One way to think about it is to imagine you didn't have any computers, just paper documents. How would you create an efficient business process using bits of paper being passed around? How can you avoid bottlenecks? What if something goes wrong?

Another angle you should think about is eventual consistency, where you will get into a consistent state eventually, but you may be inconsistent for some period of time. This is anathema in RDBMS land, but extremely common in the real world. The canonical transaction example is of transferring money from bank accounts. How does this actually happen in the real world - through a single atomic transactions or through different banks issuing credit and debit notices to each other? What happens when you write a cheque?

So lets look at your examples:

• CRUD of entities with some fields with unique index on it.

If I understand this correctly in CouchDB terms, you want to have a collection of documents where some named value is guaranteed to be unique across all those documents? That case isn't generally supportable because documents may be created on different replicas.
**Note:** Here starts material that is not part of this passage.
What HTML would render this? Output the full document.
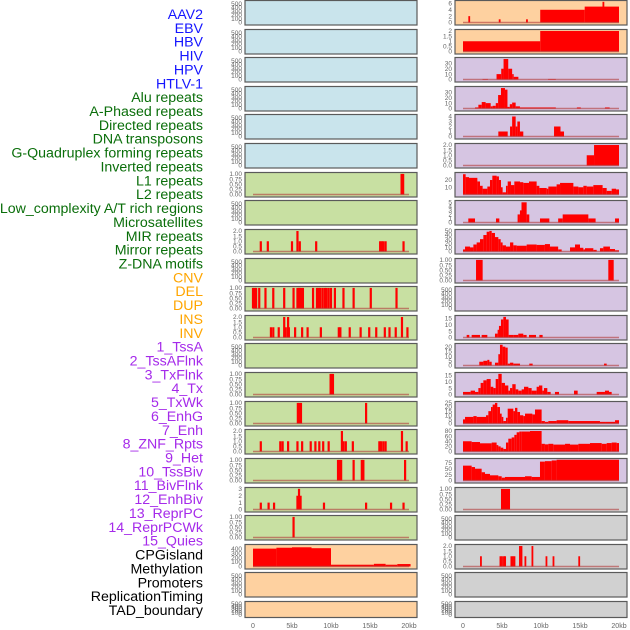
<!DOCTYPE html>
<html><head><meta charset="utf-8"><style>
html,body{margin:0;padding:0;background:#fff;}
svg{display:block;font-family:"Liberation Sans",sans-serif;}
</style></head><body>
<svg id="chart" width="630" height="630" viewBox="0 0 630 630" xmlns="http://www.w3.org/2000/svg"></svg>
<script>
// ---- labels ----
const labels=["AAV2","EBV","HBV","HIV","HPV","HTLV-1","Alu repeats","A-Phased repeats","Directed repeats","DNA transposons","G-Quadruplex forming repeats","Inverted repeats","L1 repeats","L2 repeats","Low_complexity A/T rich regions","Microsatellites","MIR repeats","Mirror repeats","Z-DNA motifs","CNV","DEL","DUP","INS","INV","1_TssA","2_TssAFlnk","3_TxFlnk","4_Tx","5_TxWk","6_EnhG","7_Enh","8_ZNF_Rpts","9_Het","10_TssBiv","11_BivFlnk","12_EnhBiv","13_ReprPC","14_ReprPCWk","15_Quies","CPGisland","Methylation","Promoters","ReplicationTiming","TAD_boundary"];
const labelGroups=[0,0,0,0,0,0,1,1,1,1,1,1,1,1,1,1,1,1,1,2,2,2,2,2,3,3,3,3,3,3,3,3,3,3,3,3,3,3,3,4,4,4,4,4];
const xTickLabels=["0","5kb","10kb","15kb","20kb"];
const xTickValues=[0,5,10,15,20];

// ---- left column data (spikes: positions in kb, values) ----
const L6_pos=[19.05,19.25], L6_val=[1,1];
const L8_pos=[1.0,1.9,5.0,5.7,6.0,8.1,16.3,16.5,16.7,17.0,19.3], L8_val=[1,1,1,2,1,1,1,1,1,1,1];
const L10_pos=[0.0,0.2,0.4,0.8,1.6,2.6,4.0,5.2,5.7,5.9,6.0,6.2,6.4,7.7,8.2,8.4,8.6,8.9,9.2,9.4,9.7,10.0,10.5,11.6,12.9,15.1,18.4], L10_val=[1,1,1,1,1,1,1,1,1,1,1,1,1,1,1,1,1,1,1,1,1,1,1,1,1,1,1];
const L11_pos=[2.3,2.6,3.3,4.0,4.2,4.5,4.6,5.4,6.3,7.0,8.7,11.0,11.2,12.4,13.8,14.9,15.8,16.9,17.5,18.3,19.1,19.8], L11_val=[1,1,1,2,1,2,1,1,1,1,1,1,1,1,1,1,1,1,1,1,2,1];
const L13_pos=[9.95,10.1,10.25], L13_val=[1,1,1];
const L14_pos=[5.75,5.95,6.15,14.5], L14_val=[1,1,1,1];
const L15_pos=[1.0,3.5,3.8,4.5,5.7,6.3,7.4,8.0,8.5,9.0,9.7,11.4,11.6,11.9,12.8,16.2,16.4,16.7,17.0,19.1,19.7], L15_val=[1,1,1,1,1,1,1,1,1,1,1,2,1,1,1,1,1,1,1,2,1];
const L16_pos=[10.9,11.1,11.3,12.9,13.95,14.15,19.5], L16_val=[1,1,1,1,1,1,1];
const L17_pos=[1.0,2.0,2.7,5.7,5.9,6.1,9.1,14.5,17.7,19.3], L17_val=[1,1,1,2,3,2,1,1,1,1];
const L18_pos=[5.2], L18_val=[1];
const L19_edges=[0,3,5,7.5,10,15.5,17,18.5,20.2], L19_vals=[400,420,430,410,40,60,40,55];

// ---- right column data (segments: edges in kb, values) ----
const R0_edges=[0,9.9,15.6,20], R0_vals=[0,4,5];
const R0_pos=[0.8,4.7,8.2,18.0], R0_val=[2,1,1,6.5];
const R1_edges=[0,9.9,20], R1_vals=[1,2];
const R2_edges=[2.5,3.2,4.3,4.9,5.2,5.8,6.3,6.5,7.1,10.9,11.9], R2_vals=[1,0,10,20,38,20,10,5,0,1];
const R3_edges=[1.54,1.97,2.4,2.9,3.55,3.8,4.2,4.5,4.87,5.38,5.7,6.0,6.3,6.75,7.3,11.9,14.6,15.1,18.2,18.8], R3_vals=[2,7,12,10,4,5,10,25,38,35,3,8,11,4,2,0,2,0,2];
const R4_edges=[4.53,5.73,6.03,6.3,6.75,6.97,7.3,7.73,11.67,12.5,12.95], R4_vals=[1,0,2,4,2,3,1,0,2,1];
const R5_edges=[15.86,16.8,20], R5_vals=[1,2];
const R6_edges=[0,0.34,0.77,1.84,2.18,2.52,3.12,3.46,3.76,4.31,4.61,4.87,5.08,5.51,5.73,6.15,6.58,7.31,7.73,8.46,9.44,9.79,10.73,10.94,12.0,12.44,14.15,14.79,15.43,15.86,16.71,17.9,18.42,19.06,19.62,20], R6_vals=[28,24,23,18,12,8,11,20,26,25,20,10,3,12,18,13,18,17,16,18,12,9,8,11,14,16,11,10,12,11,13,9,5,8,7];
const R7_edges=[0.68,1.54,4.23,4.66,7.0,7.3,7.5,8.16,8.5,9.87,11.07,12.2,12.78,16.07,17.0,19.49,20], R7_vals=[1,0,1,0,2,3,5,2,0,1,0,1,2,1,0,1];
const R8_edges=[0,0.26,0.9,1.33,1.75,2.18,2.61,3.03,3.38,3.68,4.1,4.53,4.83,5.08,5.51,6.03,6.45,6.88,8.16,9.44,10.5,11.15,12.2,12.65,13.72,14.36,15.0,15.43,15.64,16.71,17.14,17.56,17.99,18.84,19.49,20], R8_vals=[5,12,10,17,22,30,40,48,50,45,35,30,22,15,12,22,15,14,17,16,18,12,5,0,10,17,9,5,8,4,0,8,12,6,3];
const R9_edges=[1.67,2.52,18.63,19.32], R9_vals=[1,0,1];
const R11_edges=[0.47,0.81,1.11,2.18,2.39,3.12,4.1,4.44,4.61,4.87,5.17,5.51,5.85,6.45,7.09,7.73,8.16,8.46,9.36,9.79,10.21], R11_vals=[2,0,2,0,2,0,3,6,9,14,16,14,2,2,3,2,0,2,0,2];
const R12_edges=[2.09,2.61,3.12,3.38,3.68,4.1,4.53,4.74,5.08,5.43,5.73,6.03,6.45,7.31,8.5,8.93,18.08,18.42], R12_vals=[4,5,6,4,0,3,12,22,20,19,2,3,2,0,2,0,2];
const R13_edges=[0,0.98,1.54,1.97,2.26,2.61,3.03,3.55,3.89,4.19,4.53,4.96,5.38,5.81,6.03,6.32,6.75,7.09,7.52,7.82,8.38,8.8,9.44,9.74,10.17,10.38,10.81,11.24,11.79,12.31,14.23,14.7,17.14,18.2,18.72,19.06], R13_vals=[2,3,2,5,9,11,12,6,5,12,16,9,7,3,5,8,4,3,4,6,5,3,6,7,3,5,2,0,2,0,3,0,2,3,2];
const R14_edges=[0,0.26,1.33,1.75,2.95,3.25,3.59,3.8,4.1,4.4,4.74,4.96,5.17,5.51,5.73,6.45,6.67,6.97,7.31,7.73,7.95,8.89,9.23,10.08,10.5,10.94,12.0,13.5,17.56,18.33,19.49,20], R14_vals=[5,8,9,8,10,15,20,23,25,20,12,8,3,7,18,15,19,14,10,9,12,11,17,3,2,3,4,3,2,2,4];
const R15_edges=[0,1.11,2.18,3.68,4.31,4.53,4.83,5.17,5.51,5.81,6.24,6.58,6.88,7.22,7.52,8.59,10.08,10.5,10.94,11.58,13.08,13.72,14.79,16.28,17.78,18.42,19.06,19.7,20], R15_vals=[40,37,32,35,25,20,15,10,35,50,55,65,75,78,78,80,30,28,30,27,30,27,30,33,30,33,35,33];
const R16_edges=[0,1.11,1.54,2.39,2.82,3.46,4.53,4.96,5.38,7.95,8.8,9.87,10.5,11.37,12.0,20], R16_vals=[63,57,50,35,28,22,18,12,15,18,15,80,82,85,88];
const R17_edges=[4.87,6.03], R17_vals=[1];
const R19_pos=[2.3,4.8,5.0,5.25,5.4,6.2,6.4,6.6,7.3,7.5,8.0,8.9,10.7,11.6,14.9], R19_val=[1,1,1,1,1,1,1,1,2,2,1,2,1,1,1];

// ---- drawing ----
const NS="http://www.w3.org/2000/svg";
const svg=document.getElementById("chart");
function el(tag,attrs,parent){const e=document.createElementNS(NS,tag);for(const k in attrs)e.setAttribute(k,attrs[k]);(parent||svg).appendChild(e);return e;}
const groupColors=["#1515ff","#0a6e0a","#ffa500","#a52aea","#000000"];
labels.forEach((t,i)=>{
  const tx=el("text",{x:203,y:15+i*13.86,"text-anchor":"end","dominant-baseline":"central","font-size":"14.2",fill:groupColors[labelGroups[i]]});
  
  
  tx.textContent=t;
});
const BG={b:"#c9e4ec",g:"#c8e0a2",p:"#fed1a0",u:"#d6c5e2",y:"#d1d1d1"};
const bgL="bbbbbbgggggggggggggppp".split("");
const bgR="ppuuuuuuuuuuuuuuuyyyyy".split("");
const COL={L:{x0:245,x1:417,k0:253,k1:409},R:{x0:455,x1:627,k0:463,k1:619}};
function rowTop(r){return r<21?Math.round(r*28.62)+0.5:601.5;}
function rowH(r){return r<21?24.5:16;}
const T_EMPTY=[0,100,200,300,400,500], T_1=[0,0.25,0.5,0.75,1], T_2=[0,0.5,1,1.5,2];
function fmt(ticks,v){if(ticks===T_1)return v.toFixed(2);if(ticks===T_2)return v.toFixed(1);return String(v);}
function drawPanel(side,r,ticks,ymax,seg,spk,spw){
  const c=COL[side];const top=rowTop(r),h=rowH(r);
  const g=el("g",{});
  
  
  el("rect",{x:c.x0,y:top,width:c.x1-c.x0,height:h,fill:BG[(side==="L"?bgL:bgR)[r]],stroke:"#5a5a5a","stroke-width":1.2},g);
  const y0=top+h-2.5,y1=top+1;
  const ys=v=>y0-(v/ymax)*(y0-y1);
  const xs=k=>c.k0+(k/20)*(c.k1-c.k0);
  ticks.forEach(v=>{
    const t=el("text",{x:c.x0-3,y:ys(v)+2.2,"text-anchor":"end","font-size":"6.5",fill:"#666"},g);
    
    
    t.textContent=fmt(ticks,v);
  });
  if(!seg&&!spk)return;
  if(seg){const [ed,vs]=seg;for(let i=0;i<vs.length&&i<ed.length-1;i++){if(vs[i]<=0)continue;
    const b=el("rect",{x:xs(ed[i]),y:ys(vs[i]),width:Math.max(0.8,xs(ed[i+1])-xs(ed[i])),height:y0-ys(vs[i]),fill:"#ff0000"},g);
    
    }}
  if(spk){const [ps,vs]=spk;for(let i=0;i<ps.length;i++){
    const w=spw||2;
    const b=el("rect",{x:xs(ps[i])-w/2,y:ys(vs[i]),width:w,height:y0-ys(vs[i]),fill:"#ff0000"},g);
    
    }}
  const bl=el("line",{x1:xs(0),x2:xs(20),y1:y0,y2:y0,stroke:"#b03a3a","stroke-opacity":0.6,"stroke-width":1.5},g);
  
  
}
const leftData={6:[T_1,1.02,null,[L6_pos,L6_val]],8:[T_2,2.05,null,[L8_pos,L8_val]],10:[T_1,1.02,null,[L10_pos,L10_val]],11:[T_2,2.05,null,[L11_pos,L11_val]],
 13:[T_1,1.02,null,[L13_pos,L13_val]],14:[T_1,1.02,null,[L14_pos,L14_val]],15:[T_2,2.05,null,[L15_pos,L15_val]],16:[T_1,1.02,null,[L16_pos,L16_val]],
 17:[[0,1,2,3],3.05,null,[L17_pos,L17_val]],18:[T_1,1.02,null,[L18_pos,L18_val]],19:[[0,100,200,300,400],470,[L19_edges,L19_vals],null]};
const rightData={0:[[0,2,4,6],6.6,[R0_edges,R0_vals],[R0_pos,R0_val]],1:[[0,0.5,1,1.5,2],2.05,[R1_edges,R1_vals],null],
 2:[[0,10,20,30],39,[R2_edges,R2_vals],null],3:[[0,10,20,30],39,[R3_edges,R3_vals],null],4:[[0,1,2,3,4],4.2,[R4_edges,R4_vals],null],
 5:[T_2,2.05,[R5_edges,R5_vals],null],6:[[10,20],29,[R6_edges,R6_vals],null],7:[[0,1,2,3,4,5],5.2,[R7_edges,R7_vals],null],
 8:[[0,10,20,30,40,50],51,[R8_edges,R8_vals],null],9:[T_1,1.02,[R9_edges,R9_vals],null],11:[[0,5,10,15],16.3,[R11_edges,R11_vals],null],
 12:[[0,5,10,15,20],22.3,[R12_edges,R12_vals],null],13:[[0,5,10,15],16.3,[R13_edges,R13_vals],null],14:[[0,5,10,15,20,25],25.5,[R14_edges,R14_vals],null],
 15:[[0,20,40,60,80],82,[R15_edges,R15_vals],null],16:[[0,25,50,75],89,[R16_edges,R16_vals],null],17:[T_1,1.02,[R17_edges,R17_vals],null],
 19:[T_2,2.05,null,[R19_pos,R19_val]]};
for(let r=0;r<22;r++){
  const d=leftData[r];
  if(d)drawPanel("L",r,d[0],d[1],d[2],d[3],2.2);else drawPanel("L",r,T_EMPTY,560,null,null);
  const e=rightData[r];
  if(e)drawPanel("R",r,e[0],e[1],e[2],e[3],1.8);else drawPanel("R",r,T_EMPTY,560,null,null);
}
["L","R"].forEach(s=>{const c=COL[s];xTickValues.forEach((v,i)=>{
  const t=el("text",{x:c.k0+(v/20)*(c.k1-c.k0),y:628,"text-anchor":"middle","font-size":"7",fill:"#666"});
  
  
  t.textContent=xTickLabels[i];
});});
</script>
</body></html>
So we need to look at the real world problem and see if we can model that. Do you really need them to be unique? Can your application handle multiple docs with the same value? Do you need to assign a unique identifier? Can you do that deterministically? A common scenario where this is required is where you need a unique sequential identifier. This is tough to solve in a replicated environment. In fact if the unique id is required to be strictly sequential with respect to time created it's impossible if you need the id straight away. You need to relax at least one of those constraints.

• ecommerce web app like ebay

I'm not sure what to add here as the last comment you made on that post was to say "very useful! thanks". Was there something missing from the approach outlined there that is still causing you a problem? I thought MrKurt's answer was pretty full and I added a little enhancement that would reduce contention.